2 Sub-byte endianness swaps
===========================

  Byte-endianness is typically handled quite transparently in poke by
  using integral types and integral structs.  However, endianness can
  have an impact on the ordering of C bit-fields in a structure, even
  when the bit-fields are smaller than one byte.  This ordering is
  indeed implementation specific.

  A good (or bad) example of this is the way registers are encoded in
  eBPF instructions.  eBPF is the in-kernel virtual machine of Linux,
  and features an ISA with ten general-purpose registers.  eBPF
  instructions generally use two registers, namely the source register
  and the destination register.  Each register is encoded using 4 bits,
  and the fields encoding registers are consecutive in the instructions.

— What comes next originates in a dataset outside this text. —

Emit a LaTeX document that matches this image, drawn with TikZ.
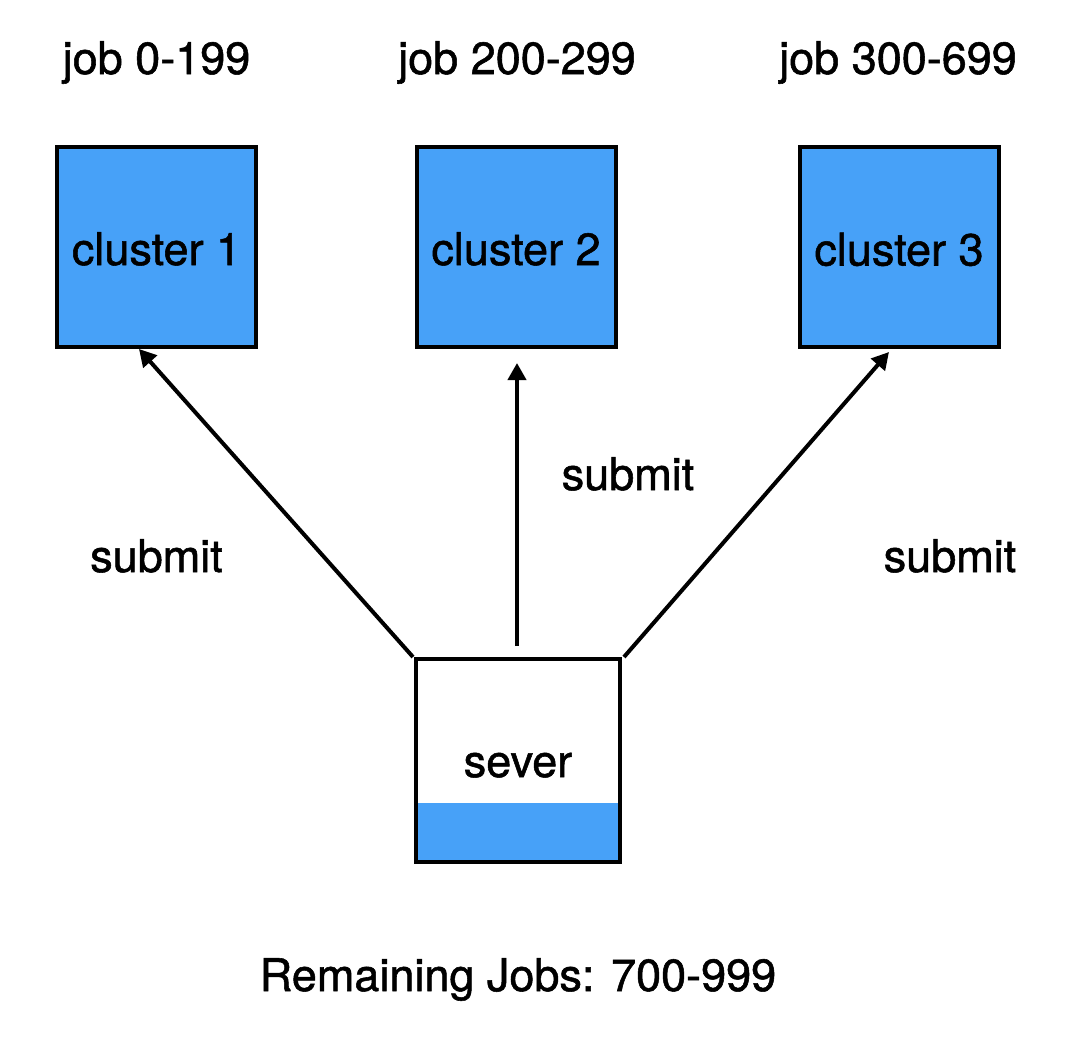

  Typical.  However, the kernel hackers used the following C struct to
  denote BPF instructions:

  ,----
  | struct bpf_insn {
  |   __u8      code;           /* opcode */
  |   __u8      dst_reg:4;      /* dest register */
  |   __u8      src_reg:4;      /* source register */
  |   __s16     off;            /* signed offset */
  |   __s32     imm;            /* signed immediate constant */
  | };
  `----


  The ordering of the sub-byte bit fields (like dst_reg and src_reg) can
  change depending on the endianess, and it is implementation-specific.
  In the case of GCC the source and destination register fields are
  switched depending on the endianness.

  In big-endian systems the order is:

  ,----
  | dst:4 src:4
  `----


  Whereas in little-endian systems the order is:

  ,----
  | src:4 dst:4
  `----


  In Poke, the obvious way of representing data whose structure depends
  on some condition is using an union.  In this case, it could read like
  this:

  ,----
  | type BPF_Insn_Regs =
  |   union
  |   {
  |     struct
  |     {
  |       BPF_Reg src;
  |       BPF_Reg dst;
  |     } le : get_endian == ENDIAN_LITTLE;
  | 
  |     struct
  |     {
  |       BPF_Reg dst;
  |       BPF_Reg src;
  |     } be;
  |   };
  `----


  Note the call to the get_endian function (which takes no arguments and
  thus can be called Algol68-style, without specifying an empty argument
  list) in the constraint of the union alternative.  This way, the
  register fields will have the right order corresponding to the current
  endianness.

  Nifty.  However, there is an ever better way to denote the structure
  of these fields.  This is it:

  ,----
  | type BPF_Insn_Regs =
  |   struct
  |   {
  |     var little_p = (get_endian == ENDIAN_LITTLE);
  |    
  |     BPF_Reg src @ !little_p * 4#b;
  |     BPF_Reg dst @ little_p * 4#b;
  |   };
  `----


  This version, where the ordering of the fields is implemented using
  field labels, is not only more compact, but also has the virtue of not
  requiring additional "intermediate" fields like le and be above.  It
  also shows how convenient can be to declare variables inside structs.